Work to be completed >> Transcribe the listing exactly, leaving out every picture.

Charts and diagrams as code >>
__________

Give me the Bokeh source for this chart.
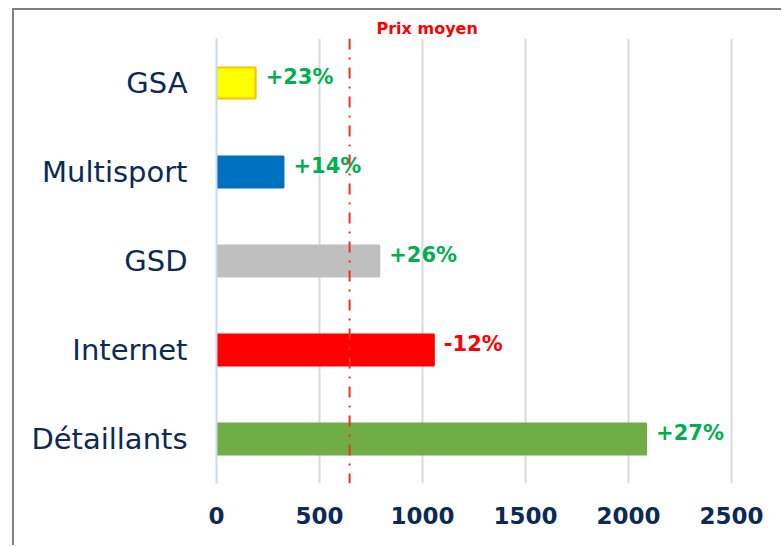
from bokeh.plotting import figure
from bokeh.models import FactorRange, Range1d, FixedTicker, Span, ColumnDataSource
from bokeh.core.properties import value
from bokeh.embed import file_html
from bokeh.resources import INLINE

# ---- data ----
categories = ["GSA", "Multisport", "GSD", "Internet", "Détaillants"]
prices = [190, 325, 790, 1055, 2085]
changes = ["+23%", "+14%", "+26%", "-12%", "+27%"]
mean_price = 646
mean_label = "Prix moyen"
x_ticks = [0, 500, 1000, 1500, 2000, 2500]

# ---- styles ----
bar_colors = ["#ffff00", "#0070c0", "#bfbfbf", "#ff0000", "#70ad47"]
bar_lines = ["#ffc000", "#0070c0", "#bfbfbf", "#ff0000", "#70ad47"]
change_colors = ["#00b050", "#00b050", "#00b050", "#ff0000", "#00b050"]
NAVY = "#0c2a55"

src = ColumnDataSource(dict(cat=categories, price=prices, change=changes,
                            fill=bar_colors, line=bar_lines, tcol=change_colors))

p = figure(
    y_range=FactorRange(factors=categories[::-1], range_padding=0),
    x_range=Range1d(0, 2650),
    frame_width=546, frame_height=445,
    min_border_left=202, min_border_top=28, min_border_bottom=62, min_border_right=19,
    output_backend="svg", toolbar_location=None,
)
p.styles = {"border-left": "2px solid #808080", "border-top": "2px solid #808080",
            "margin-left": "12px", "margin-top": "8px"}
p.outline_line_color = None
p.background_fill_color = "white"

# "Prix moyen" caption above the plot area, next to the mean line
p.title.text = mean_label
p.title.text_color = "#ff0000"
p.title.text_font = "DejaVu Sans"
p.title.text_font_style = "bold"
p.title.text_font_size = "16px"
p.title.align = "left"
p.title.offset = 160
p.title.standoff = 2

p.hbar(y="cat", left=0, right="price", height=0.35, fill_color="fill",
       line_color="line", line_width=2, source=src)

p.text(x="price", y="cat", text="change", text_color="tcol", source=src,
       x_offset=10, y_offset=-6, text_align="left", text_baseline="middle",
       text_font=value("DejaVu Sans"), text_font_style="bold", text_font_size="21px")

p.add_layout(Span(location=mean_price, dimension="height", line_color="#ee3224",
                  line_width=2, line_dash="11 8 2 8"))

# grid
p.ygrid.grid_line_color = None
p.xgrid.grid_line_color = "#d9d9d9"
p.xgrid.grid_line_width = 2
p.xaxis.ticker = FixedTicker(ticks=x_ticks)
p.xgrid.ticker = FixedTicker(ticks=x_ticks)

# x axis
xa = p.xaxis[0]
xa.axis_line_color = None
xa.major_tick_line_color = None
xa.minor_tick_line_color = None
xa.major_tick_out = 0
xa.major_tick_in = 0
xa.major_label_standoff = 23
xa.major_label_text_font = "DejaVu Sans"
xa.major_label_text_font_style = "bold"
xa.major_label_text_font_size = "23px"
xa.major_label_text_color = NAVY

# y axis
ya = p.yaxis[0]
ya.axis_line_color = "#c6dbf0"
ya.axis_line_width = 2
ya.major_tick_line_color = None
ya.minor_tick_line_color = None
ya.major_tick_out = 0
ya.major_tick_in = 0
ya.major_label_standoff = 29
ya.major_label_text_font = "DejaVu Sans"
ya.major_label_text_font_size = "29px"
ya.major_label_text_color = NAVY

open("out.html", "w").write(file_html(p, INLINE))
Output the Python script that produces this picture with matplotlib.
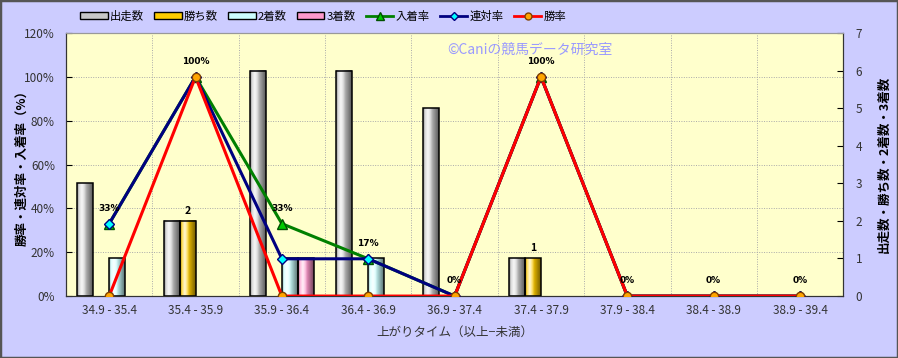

__________

Exercise result >>
Give me the Bokeh source for this chart.
from bokeh.plotting import figure
from bokeh.models import FactorRange, Range1d, FixedTicker, Span, ColumnDataSource
from bokeh.core.properties import value
from bokeh.embed import file_html
from bokeh.resources import INLINE

# ---- data ----
categories = ["GSA", "Multisport", "GSD", "Internet", "Détaillants"]
prices = [190, 325, 790, 1055, 2085]
changes = ["+23%", "+14%", "+26%", "-12%", "+27%"]
mean_price = 646
mean_label = "Prix moyen"
x_ticks = [0, 500, 1000, 1500, 2000, 2500]

# ---- styles ----
bar_colors = ["#ffff00", "#0070c0", "#bfbfbf", "#ff0000", "#70ad47"]
bar_lines = ["#ffc000", "#0070c0", "#bfbfbf", "#ff0000", "#70ad47"]
change_colors = ["#00b050", "#00b050", "#00b050", "#ff0000", "#00b050"]
NAVY = "#0c2a55"

src = ColumnDataSource(dict(cat=categories, price=prices, change=changes,
                            fill=bar_colors, line=bar_lines, tcol=change_colors))

p = figure(
    y_range=FactorRange(factors=categories[::-1], range_padding=0),
    x_range=Range1d(0, 2650),
    frame_width=546, frame_height=445,
    min_border_left=202, min_border_top=28, min_border_bottom=62, min_border_right=19,
    output_backend="svg", toolbar_location=None,
)
p.styles = {"border-left": "2px solid #808080", "border-top": "2px solid #808080",
            "margin-left": "12px", "margin-top": "8px"}
p.outline_line_color = None
p.background_fill_color = "white"

# "Prix moyen" caption above the plot area, next to the mean line
p.title.text = mean_label
p.title.text_color = "#ff0000"
p.title.text_font = "DejaVu Sans"
p.title.text_font_style = "bold"
p.title.text_font_size = "16px"
p.title.align = "left"
p.title.offset = 160
p.title.standoff = 2

p.hbar(y="cat", left=0, right="price", height=0.35, fill_color="fill",
       line_color="line", line_width=2, source=src)

p.text(x="price", y="cat", text="change", text_color="tcol", source=src,
       x_offset=10, y_offset=-6, text_align="left", text_baseline="middle",
       text_font=value("DejaVu Sans"), text_font_style="bold", text_font_size="21px")

p.add_layout(Span(location=mean_price, dimension="height", line_color="#ee3224",
                  line_width=2, line_dash="11 8 2 8"))

# grid
p.ygrid.grid_line_color = None
p.xgrid.grid_line_color = "#d9d9d9"
p.xgrid.grid_line_width = 2
p.xaxis.ticker = FixedTicker(ticks=x_ticks)
p.xgrid.ticker = FixedTicker(ticks=x_ticks)

# x axis
xa = p.xaxis[0]
xa.axis_line_color = None
xa.major_tick_line_color = None
xa.minor_tick_line_color = None
xa.major_tick_out = 0
xa.major_tick_in = 0
xa.major_label_standoff = 23
xa.major_label_text_font = "DejaVu Sans"
xa.major_label_text_font_style = "bold"
xa.major_label_text_font_size = "23px"
xa.major_label_text_color = NAVY

# y axis
ya = p.yaxis[0]
ya.axis_line_color = "#c6dbf0"
ya.axis_line_width = 2
ya.major_tick_line_color = None
ya.minor_tick_line_color = None
ya.major_tick_out = 0
ya.major_tick_in = 0
ya.major_label_standoff = 29
ya.major_label_text_font = "DejaVu Sans"
ya.major_label_text_font_size = "29px"
ya.major_label_text_color = NAVY

open("out.html", "w").write(file_html(p, INLINE))
Output the Python script that produces this picture with matplotlib.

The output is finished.